Scientific classification
- Kingdom: Animalia
- Phylum: Chordata
- Class: Amphibia
- Order: Urodela
- Family: Plethodontidae
- Genus: Oedipina
- Species: O. cyclocauda
- Binomial name: Oedipina cyclocauda Taylor, 1952

= Oedipina cyclocauda =

- Authority: Taylor, 1952
- Conservation status: NT

Species of amphibian

Oedipina cyclocauda, commonly known as the Costa Rica worm salamander, is a species of salamander in the family Plethodontidae. It is found on the Caribbean slopes of northwestern Panama, eastern Costa Rica, Nicaragua, and northern Honduras. The specific name cyclocauda refers to the circular caudal grooves.

==Description==
Adult males measure 41–45 mm and adult females 42–46 mm in snout–vent length; the tail is approximately twice as long as the body (range 1.9–2.2). The snout is somewhat pointed. The eyes are small. The body and the tail are mostly cylindrical; much of the tail is only slightly narrower than the body. There are 19 costal grooves and about 56 to 70 caudal grooves. There are four fingers and five toes that are fused together; no more than one third of any digit is free. Skin is smooth. Dorsal and lateral coloration is grayish slate, turning slightly brownish in the distal half of the tail.

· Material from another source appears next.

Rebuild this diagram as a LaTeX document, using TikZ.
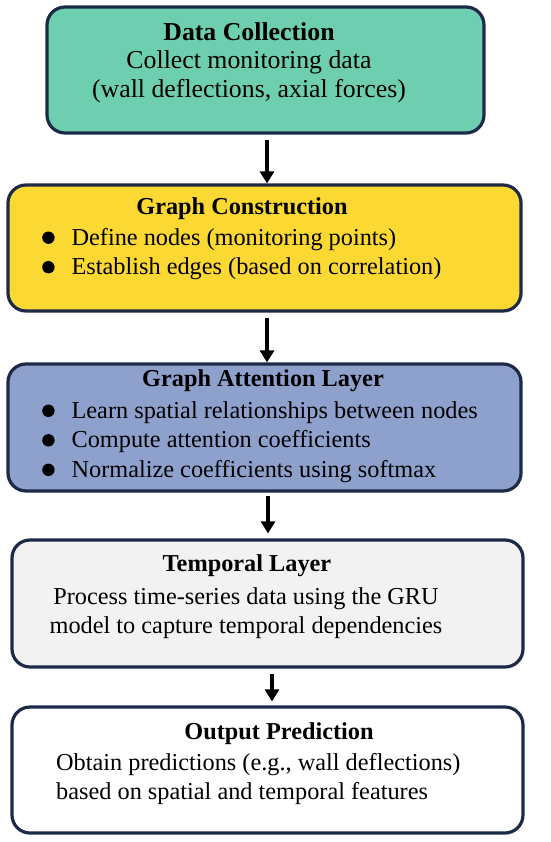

==Habitat and conservation==
Oedipina cyclocauda occurs in humid lowland forests at elevations generally below 600 m; Honduran records from elevations up to 1780 m might refer to another species. It is terrestrial and semi-fossorial. The type series was collected from rotting logs in which they appeared to follow tunnels made by beetle larvae (a microhabitat shared with Oedipina gracilis) and from piles of rotting weeds or stumps. Development is direct, without free-living larval stage.

Oedipina cyclocauda is widely spread but uncommon, except in Honduras where it is fairly common. It is threatened by the loss of trees caused by expansion of agriculture and human settlements, as well as logging; loss of trees causes drying of the soil. It is presumably present in some protected areas.